A burglar caught on camera taking everything including the kitchen sink from a police “capture house” in Bradford has been jailed for 12 months for stripping lead from the roof of a church and school.

Daniel Patchett did £8,000 of damage to Eastburn Methodist Church at Eastburn, near Keighley, Bradford Crown Court heard yesterday.

Worshippers arrived at the church on Sunday, September 8, to find the building leaking after lead had been plundered from the roof and from around the windows.

Patchett, formerly of Sheldrake Avenue, Lower Grange, Bradford, was traced after he left his fingerprints on a drainpipe at the church, prosecutor Jonathan Sharp said.

He was not apprehended until October 13 when he was caught red-handed stealing lead from the roof of Steeton Primary School.

He attacked the building after midnight, avoiding the anti-vandal paint and doing £2,500 damage, Mr Sharp told the court.

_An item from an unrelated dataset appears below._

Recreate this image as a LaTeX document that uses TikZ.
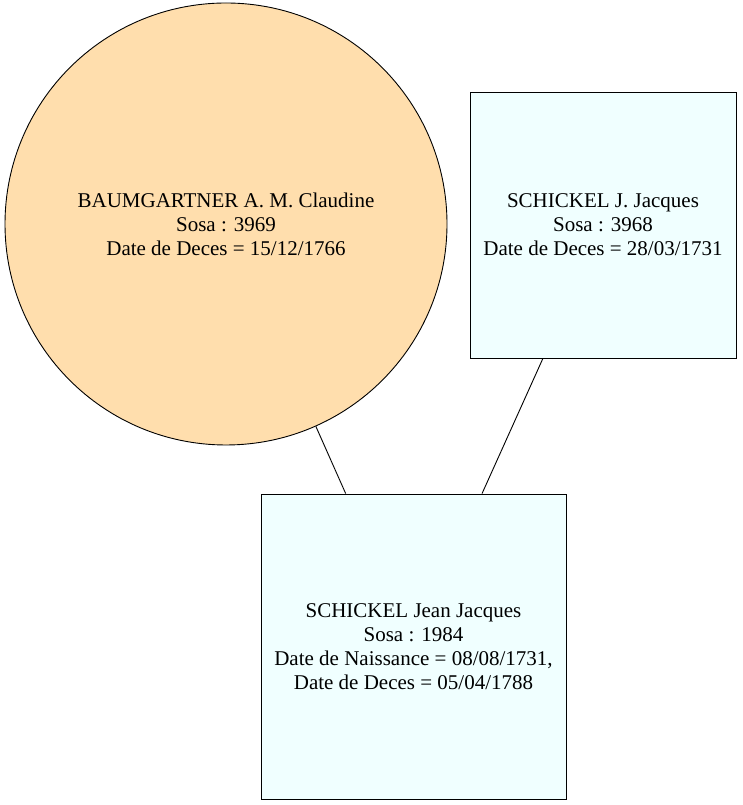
\documentclass[tikz,border=0pt]{standalone}
\usepackage{fontspec}
\setmainfont{Liberation Serif}
\definecolor{navwhite}{HTML}{FFDEAD}
\definecolor{azurec}{HTML}{F0FFFF}
\begin{document}
\begin{tikzpicture}[x=1pt,y=1pt,
  person/.style={draw=black, line width=0.9pt, align=center, inner sep=0pt,
    font=\fontsize{21}{24}\selectfont},
  femme/.style={person, circle, fill=navwhite, minimum size=442pt},
  homme/.style={person, rectangle, fill=azurec},
  link/.style={draw=black, line width=0.9pt}]
\useasboundingbox (0,0) rectangle (742,805);
\node[femme] (baum) at (226,581) {BAUMGARTNER A. M. Claudine\\Sosa : 3969\\Date de Deces = 15/12/1766};
\node[homme, minimum width=266pt, minimum height=266pt] (jacq) at (603,580) {SCHICKEL J. Jacques\\Sosa : 3968\\Date de Deces = 28/03/1731};
\node[homme, minimum width=305pt, minimum height=305pt] (jean) at (413.5,158.5) {SCHICKEL Jean Jacques\\Sosa : 1984\\Date de Naissance = 08/08/1731,\\Date de Deces = 05/04/1788};
\draw[link] (baum) -- (jean);
\draw[link] (jacq) -- (jean);
\end{tikzpicture}
\end{document}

Patchett pleaded guilty to two offences of theft at an earlier court hearing.

His barrister, Shufqat Khan, said Patchett was homeless at the time and in desperate need of basic living requirements. He had led a transitory and chaotic lifestyle, surviving hand to mouth.

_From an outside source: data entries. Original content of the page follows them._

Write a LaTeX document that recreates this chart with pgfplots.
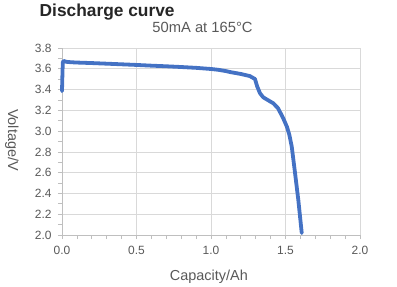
\documentclass[border=0pt]{standalone}
\usepackage{pgfplots}
\pgfplotsset{compat=1.18}
\usepackage{fontspec}
\setmainfont{Liberation Sans}
\definecolor{curve}{RGB}{68,114,196}
\definecolor{txt}{RGB}{89,89,89}
\definecolor{gridc}{RGB}{217,217,217}
\definecolor{axc}{RGB}{191,191,191}
\definecolor{ttl}{RGB}{38,38,38}
\begin{document}
\begin{tikzpicture}[x=1bp,y=1bp]
\useasboundingbox (0,0) rectangle (397,287);
\node[anchor=base west, text=ttl, font=\bfseries\fontsize{17.4}{17.4}\selectfont, inner sep=0pt] at (39.5,270.3) {Discharge curve};
\node[anchor=base, text=txt, font=\fontsize{14.8}{14.8}\selectfont, inner sep=0pt] at (202.5,254.7) {50mA at 165°C};
\begin{axis}[
  at={(62bp,52bp)}, anchor=south west,
  scale only axis, width=298bp, height=187bp,
  xmin=0, xmax=2, ymin=2, ymax=3.8,
  xtick={0,0.5,1,1.5,2}, ytick={2,2.2,2.4,2.6,2.8,3.0,3.2,3.4,3.6,3.8},
  minor x tick num=4, minor y tick num=1,
  grid=major, major grid style={gridc, line width=0.75bp},
  axis x line*=bottom, axis y line*=left,
  axis line style={-, axc, line width=0.75bp},
  tick align=outside, major tick length=4bp, minor tick length=4bp,
  every tick/.style={axc, line width=0.75bp},
  every minor tick/.style={axc, line width=0.75bp},
  xtick pos=bottom, ytick pos=left,
  tick label style={font=\fontsize{12}{12}\selectfont, text=txt},
  xticklabel style={yshift=-4bp},
  yticklabel style={xshift=-3bp},
  /pgf/number format/assume math mode=true,
  /pgf/number format/.cd, fixed, fixed zerofill, precision=1, /pgfplots/.cd,
  xlabel={Capacity/Ah}, ylabel={Voltage/V},
  label style={font=\fontsize{14.5}{14.5}\selectfont, text=txt},
  xlabel style={at={(axis description cs:0.493,-0.225)}, anchor=center},
  ylabel style={at={(axis description cs:-0.168,0.508)}, anchor=center, rotate=180},
  clip=false,
]
\addplot[curve, line width=3.8bp, line join=round, line cap=round] coordinates {
(0.000,3.385)
(0.002,3.50)
(0.004,3.60)
(0.006,3.665)
(0.012,3.675)
(0.03,3.667)
(0.06,3.663)
(0.1,3.660)
(0.2,3.655)
(0.3,3.649)
(0.4,3.643)
(0.5,3.637)
(0.6,3.630)
(0.7,3.624)
(0.8,3.617)
(0.9,3.609)
(1.0,3.598)
(1.05,3.590)
(1.1,3.578)
(1.13,3.568)
(1.2,3.550)
(1.26,3.530)
(1.295,3.502)
(1.31,3.43)
(1.329,3.364)
(1.351,3.325)
(1.38,3.30)
(1.418,3.268)
(1.45,3.22)
(1.485,3.123)
(1.51,3.04)
(1.526,2.963)
(1.542,2.850)
(1.564,2.597)
(1.586,2.337)
(1.609,2.019)
};
\end{axis}
\end{tikzpicture}
\end{document}
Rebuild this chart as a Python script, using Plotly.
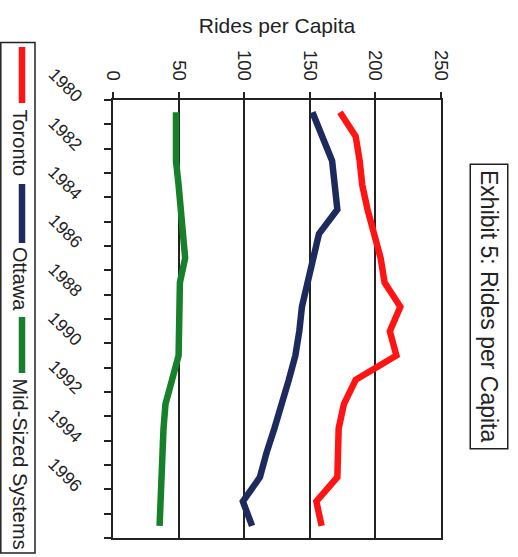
import plotly.graph_objects as go

# ---- data -------------------------------------------------------------
years = list(range(1980, 1998))
toronto = [173, 185, 188, 190, 194, 199, 204, 207, 219, 211, 216, 185,
           176, 172, 171, 171, 155, 159]
ottawa = [152, 160, 167, 169, 171, 157, 153, 149, 144, 142, 139, 134,
          129, 123, 117, 112, 99, 106]
mid_sized = [48, 48, 48, 50, 51.5, 53, 55, 51, 51, 50.5, 50, 45,
             40, 38.5, 37.5, 37, 36, 35.5]
series_names = ["Toronto", "Ottawa", "Mid-Sized Systems"]
value_ticks = [0, 50, 100, 150, 200, 250]
year_labels = [1980, 1982, 1984, 1986, 1988, 1990, 1992, 1994, 1996]

colors = ["#ff1414", "#1e2a5e", "#17802a"]
ink = "#222222"
font_family = "Arial, Liberation Sans, Helvetica, sans-serif"

# ---- page geometry ----------------------------------------------------
W, H = 518, 557
L, R, T, B = 113, 77, 100, 19
PW, PH = W - L - R, H - T - B


def px_x(px):
    return (px - L) / PW


def px_y(py):
    return (T + PH - py) / PH


fig = go.Figure()
for name, vals, col in zip(series_names, [toronto, ottawa, mid_sized], colors):
    fig.add_trace(go.Scatter(
        x=vals, y=years, mode="lines", name=name, showlegend=False,
        line=dict(color=col, width=6.5),
    ))

annotations = []
# year labels, set diagonally beside the category axis
for yr in year_labels:
    annotations.append(dict(
        x=px_x(65.5), xref="paper", y=yr, yref="y", yshift=27,
        text=str(yr), showarrow=False, textangle=45,
        xanchor="center", yanchor="middle",
        font=dict(size=17.5, color=ink, family=font_family),
    ))

# legend drawn upright along the left edge
shapes = [dict(type="rect", xref="paper", yref="paper",
               x0=px_x(0.8), x1=px_x(35), y0=px_y(42.5), y1=px_y(553),
               line=dict(color=ink, width=1.5), fillcolor="rgba(0,0,0,0)")]
swatch_spans = [(47, 103), (184, 243), (317, 373)]
label_tops = [107, 245, 376]
for name, col, (s0, s1), top in zip(series_names, colors, swatch_spans, label_tops):
    shapes.append(dict(type="line", xref="paper", yref="paper",
                       x0=px_x(22), x1=px_x(22), y0=px_y(s0), y1=px_y(s1),
                       line=dict(color=col, width=6.5)))
    annotations.append(dict(
        x=px_x(20), xref="paper", y=px_y(top), yref="paper",
        text=name, showarrow=False, textangle=90,
        xanchor="center", yanchor="top",
        font=dict(size=20, color=ink, family=font_family),
    ))

# boxed exhibit title on the right
annotations.append(dict(
    x=px_x(489.5), xref="paper", y=px_y(306), yref="paper",
    text="Exhibit 5: Rides per Capita", showarrow=False, textangle=90,
    xanchor="center", yanchor="middle",
    bordercolor=ink, borderwidth=1.5, borderpad=5,
    font=dict(size=23, color=ink, family=font_family),
))

fig.update_layout(
    width=W, height=H,
    margin=dict(l=L, r=R, t=T, b=B, autoexpand=False),
    paper_bgcolor="white", plot_bgcolor="white",
    font=dict(family=font_family, color=ink),
    annotations=annotations, shapes=shapes,
    showlegend=False,
    xaxis=dict(
        side="top", range=[0, 250], tickvals=value_ticks,
        tickangle=90, ticks="outside", ticklen=6, tickwidth=1.5, tickcolor=ink,
        tickfont=dict(size=18.5, color=ink), ticklabelstandoff=5,
        showgrid=True, gridcolor=ink, gridwidth=1.5, zeroline=False,
        showline=True, linecolor=ink, linewidth=1.5, mirror=True,
        title=dict(text="Rides per Capita", font=dict(size=21, color=ink),
                   standoff=11),
        automargin=False, fixedrange=True,
    ),
    yaxis=dict(
        range=[1997.5, 1979.5],
        tickvals=[y - 0.5 for y in years] + [years[-1] + 0.5],
        showticklabels=False, ticks="outside", ticklen=7, tickwidth=1.5,
        tickcolor=ink, showgrid=False, zeroline=False,
        showline=True, linecolor=ink, linewidth=1.5, mirror=True,
        automargin=False, fixedrange=True,
    ),
)

fig.write_html("out.html")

He now had a settled address and was actively seeking employment.

Judge John Potter said they were “highly anti-social” offences undermining the community as a whole and directly affecting both worshippers and schoolchildren.

In November last year, Patchett was locked up for eight months for burgling two unoccupied houses in Bradford.

He was caught on hidden cameras breaking into the “capture house”, which had been rigged with surveillance cameras by police, and had been seen manhandling a sink unit from the property, and trying to remove a boiler.